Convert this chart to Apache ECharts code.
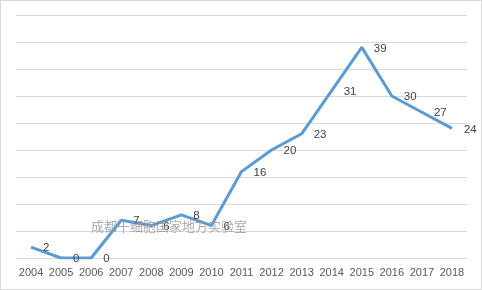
<!DOCTYPE html>
<html><head><meta charset="utf-8">
<script src="https://cdn.jsdelivr.net/npm/echarts@6/dist/echarts.min.js"></script>
<style>html,body{margin:0;padding:0;background:#fff}#c{width:480px;height:288px;border:1px solid #d9d9d9}</style>
</head><body><div id="c"></div>
<script>
const years = ['2004','2005','2006','2007','2008','2009','2010','2011','2012','2013','2014','2015','2016','2017','2018'];
const counts = [2,0,0,7,6,8,6,16,20,23,31,39,30,27,24];
const watermark = '成都干细胞国家地方实验室';
const chart = echarts.init(document.getElementById('c'));
chart.setOption({
  animation:false,
  grid:{left:15,right:14,top:14,bottom:31},
  xAxis:{type:'category',data:years,boundaryGap:true,
    axisLine:{lineStyle:{color:'#d9d9d9'}},axisTick:{show:false},
    axisLabel:{color:'#595959',fontSize:11,fontFamily:'Liberation Sans',margin:9,interval:0}},
  yAxis:{type:'value',min:0,max:45,interval:5,axisLabel:{show:false},
    axisLine:{show:false},axisTick:{show:false},
    splitLine:{lineStyle:{color:'#d9d9d9'}}},
  series:[{type:'line',data:counts,symbol:'circle',symbolSize:2,showSymbol:true,showAllSymbol:true,
    itemStyle:{color:'rgba(0,0,0,0)',borderWidth:0},
    lineStyle:{color:'#5b9bd5',width:3},
    label:{show:true,position:'right',distance:11,color:'#404040',fontSize:11.5,fontFamily:'Liberation Sans',offset:[0,1]}}],
  graphic:[{type:'text',left:90,top:219,z:100,style:{text:watermark,fill:'rgba(150,150,150,0.8)',font:'13px "Noto Sans CJK SC"'}}]
});
</script></body></html>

+ + + + +

GOAL: Copy all the data exactly as written, but skip any picture.

RIGHT ANSWER:
Convert this chart to Apache ECharts code.
<!DOCTYPE html>
<html><head><meta charset="utf-8">
<script src="https://cdn.jsdelivr.net/npm/echarts@6/dist/echarts.min.js"></script>
<style>html,body{margin:0;padding:0;background:#fff}#c{width:480px;height:288px;border:1px solid #d9d9d9}</style>
</head><body><div id="c"></div>
<script>
const years = ['2004','2005','2006','2007','2008','2009','2010','2011','2012','2013','2014','2015','2016','2017','2018'];
const counts = [2,0,0,7,6,8,6,16,20,23,31,39,30,27,24];
const watermark = '成都干细胞国家地方实验室';
const chart = echarts.init(document.getElementById('c'));
chart.setOption({
  animation:false,
  grid:{left:15,right:14,top:14,bottom:31},
  xAxis:{type:'category',data:years,boundaryGap:true,
    axisLine:{lineStyle:{color:'#d9d9d9'}},axisTick:{show:false},
    axisLabel:{color:'#595959',fontSize:11,fontFamily:'Liberation Sans',margin:9,interval:0}},
  yAxis:{type:'value',min:0,max:45,interval:5,axisLabel:{show:false},
    axisLine:{show:false},axisTick:{show:false},
    splitLine:{lineStyle:{color:'#d9d9d9'}}},
  series:[{type:'line',data:counts,symbol:'circle',symbolSize:2,showSymbol:true,showAllSymbol:true,
    itemStyle:{color:'rgba(0,0,0,0)',borderWidth:0},
    lineStyle:{color:'#5b9bd5',width:3},
    label:{show:true,position:'right',distance:11,color:'#404040',fontSize:11.5,fontFamily:'Liberation Sans',offset:[0,1]}}],
  graphic:[{type:'text',left:90,top:219,z:100,style:{text:watermark,fill:'rgba(150,150,150,0.8)',font:'13px "Noto Sans CJK SC"'}}]
});
</script></body></html>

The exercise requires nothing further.